In the context of tightening the thermo-technical requirements for building envelopes, the benefits and advantages of energy-efficient wall material of autoclaved aerated concrete and aerated concrete products are shown. Domestic and foreign researches in the field of rational use of autoclaved aerated concrete for external walls in modern construction of energy-efficient buildings and optimization of structural solutions of aerated concrete walls are generalized. The most important thermos-physical characteristic for assessing the thermal resistance of external walls made of aerated concrete is the value of the thermal conductivity coefficient. The moisture content of aerated concrete has a significant effect on thermal conductivity, the release moisture is several times higher than the calculated moisture content stipulated by the standards for construction heat engineering and operating conditions.

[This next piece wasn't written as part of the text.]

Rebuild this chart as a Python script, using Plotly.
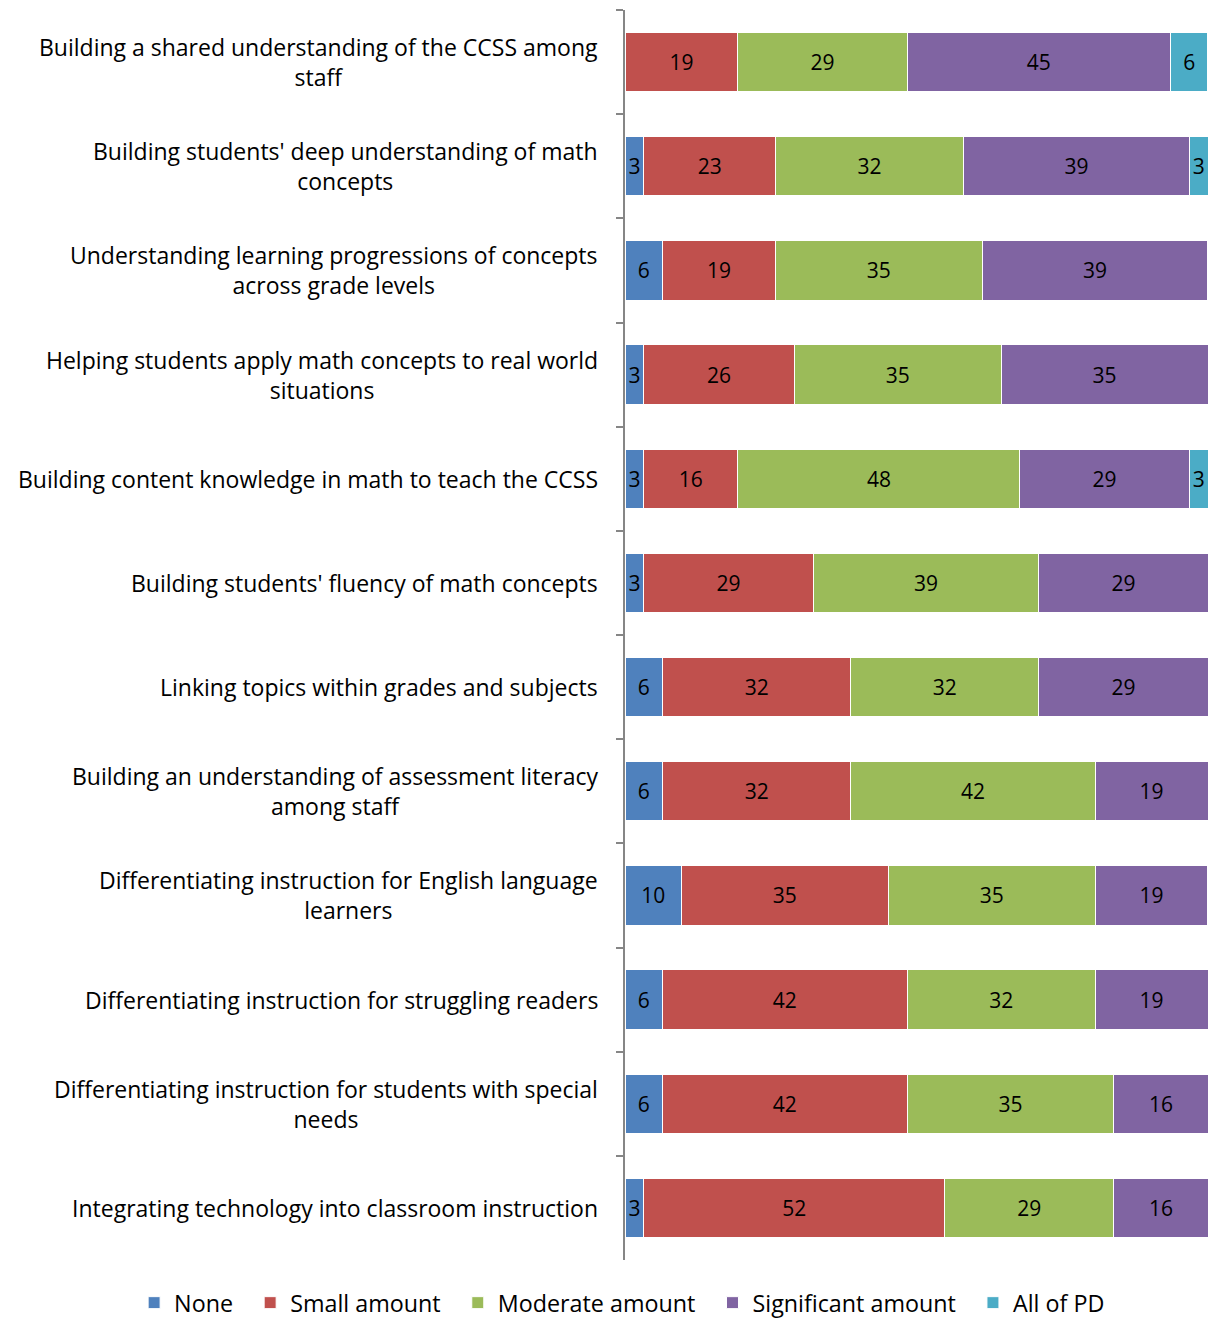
import plotly.graph_objects as go

categories = [
    "Building a shared understanding of the CCSS among<br>staff",
    "Building students' deep understanding of math<br>concepts",
    "Understanding learning progressions of concepts<br>across grade levels",
    "Helping students apply math concepts to real world<br>situations",
    "Building content knowledge in math to teach the CCSS",
    "Building students' fluency of math concepts",
    "Linking topics within grades and subjects",
    "Building an understanding of assessment literacy<br>among staff",
    "Differentiating instruction for English language<br>learners",
    "Differentiating instruction for struggling readers",
    "Differentiating instruction for students with special<br>needs",
    "Integrating technology into classroom instruction",
]

none_vals = [None, 3.23, 6.45, 3.23, 3.23, 3.23, 6.45, 6.45, 9.68, 6.45, 6.45, 3.23]
small_vals = [19.35, 22.58, 19.35, 25.81, 16.13, 29.03, 32.26, 32.26, 35.48, 41.94, 41.94, 51.61]
moderate_vals = [29.03, 32.26, 35.48, 35.48, 48.39, 38.71, 32.26, 41.94, 35.48, 32.26, 35.48, 29.03]
significant_vals = [45.16, 38.71, 38.71, 35.48, 29.03, 29.03, 29.03, 19.35, 19.35, 19.35, 16.13, 16.13]
all_vals = [6.45, 3.23, None, None, 3.23, None, None, None, None, None, None, None]

series = [
    ("None", none_vals, "#4F81BD"),
    ("Small amount", small_vals, "#C0504D"),
    ("Moderate amount", moderate_vals, "#9BBB59"),
    ("Significant amount", significant_vals, "#8064A2"),
    ("All of PD", all_vals, "#4BACC6"),
]

FONT = "Open Sans"
PAD = "\u00a0\u00a0"

fig = go.Figure()
for i, (name, vals, color) in enumerate(series):
    fig.add_trace(go.Bar(
        name=name + (PAD if i < len(series) - 1 else ""),
        y=categories, x=vals, orientation="h",
        marker=dict(color=color, line=dict(color="white", width=1)),
        texttemplate="%{x:.0f}", textposition="inside",
        insidetextanchor="middle", textangle=0, constraintext="none",
        textfont=dict(family=FONT, size=21, color="black"),
        hoverinfo="skip",
    ))

for cat in categories:
    fig.add_annotation(
        x=0, xref="x domain", y=cat, yref="y", text=cat, showarrow=False,
        xanchor="right", yanchor="middle", align="center", xshift=-25,
        font=dict(family=FONT, size=23, color="black"),
    )

fig.update_layout(
    barmode="stack", bargap=0.43,
    width=1208, height=1325,
    margin=dict(l=0, r=0, t=10, b=65),
    plot_bgcolor="white", paper_bgcolor="white",
    font=dict(family=FONT, size=21, color="black"),
    uniformtext=dict(minsize=21, mode="show"),
    showlegend=True,
    legend=dict(orientation="h", xref="paper", yref="container",
                x=0.515, xanchor="center", y=0.0, yanchor="bottom",
                font=dict(family=FONT, size=23.3, color="black"),
                traceorder="normal"),
    xaxis=dict(range=[0, 100], domain=[625 / 1208, 1], visible=False, fixedrange=True),
    yaxis=dict(type="category", categoryarray=categories, autorange="reversed",
               showticklabels=False, ticks="outside", tickson="boundaries",
               ticklen=7, tickcolor="#868686", tickwidth=2,
               showline=True, linecolor="#868686", linewidth=2,
               showgrid=False, zeroline=False, fixedrange=True),
)

fig.write_html(
    "out.html",
    config={"displayModeBar": False},
    post_script="document.body.style.margin='0';document.body.style.overflow='hidden';",
)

In the initial stages of construction, the moisture content of aerated concrete exceeds the moisture content established in the normative documentation by operating conditions, which requires recalculation of the thermal resistance of the walls of buildings taking into account the real moisture content of aerated concrete used during construction. A detailed explanation of the dependence of the heat flow through the enclosing structure on its resistance to heat transfer, established in the form of a hyperbola, is given, and the dependence of the difference in thermal conductivity on the moisture content of aerated concrete blocks is presented. When analyzing the effect of moisture on the thermal conductivity of aerated concrete, was used the characteristic deviation ± Δλ of thermal conductivity of aerated concrete in a wet state from the thermal conductivity of concrete in a dry state was used. Based on the results of the experiment carried out at OSACEA, the main conclusions and recommendations for determining the coefficient of thermal conductivity of aerated concrete in dry and wet conditions are given. Some aspects of energy saving in construction practice are presented, based on materials prepared by Doctor of Technical Sciences, prof. Gagarin V.G. The need to improve specific energy-saving measures is shown, which should be economically viable and not reduce the durability of construction objects. Generalized conclusions and recommendations are given.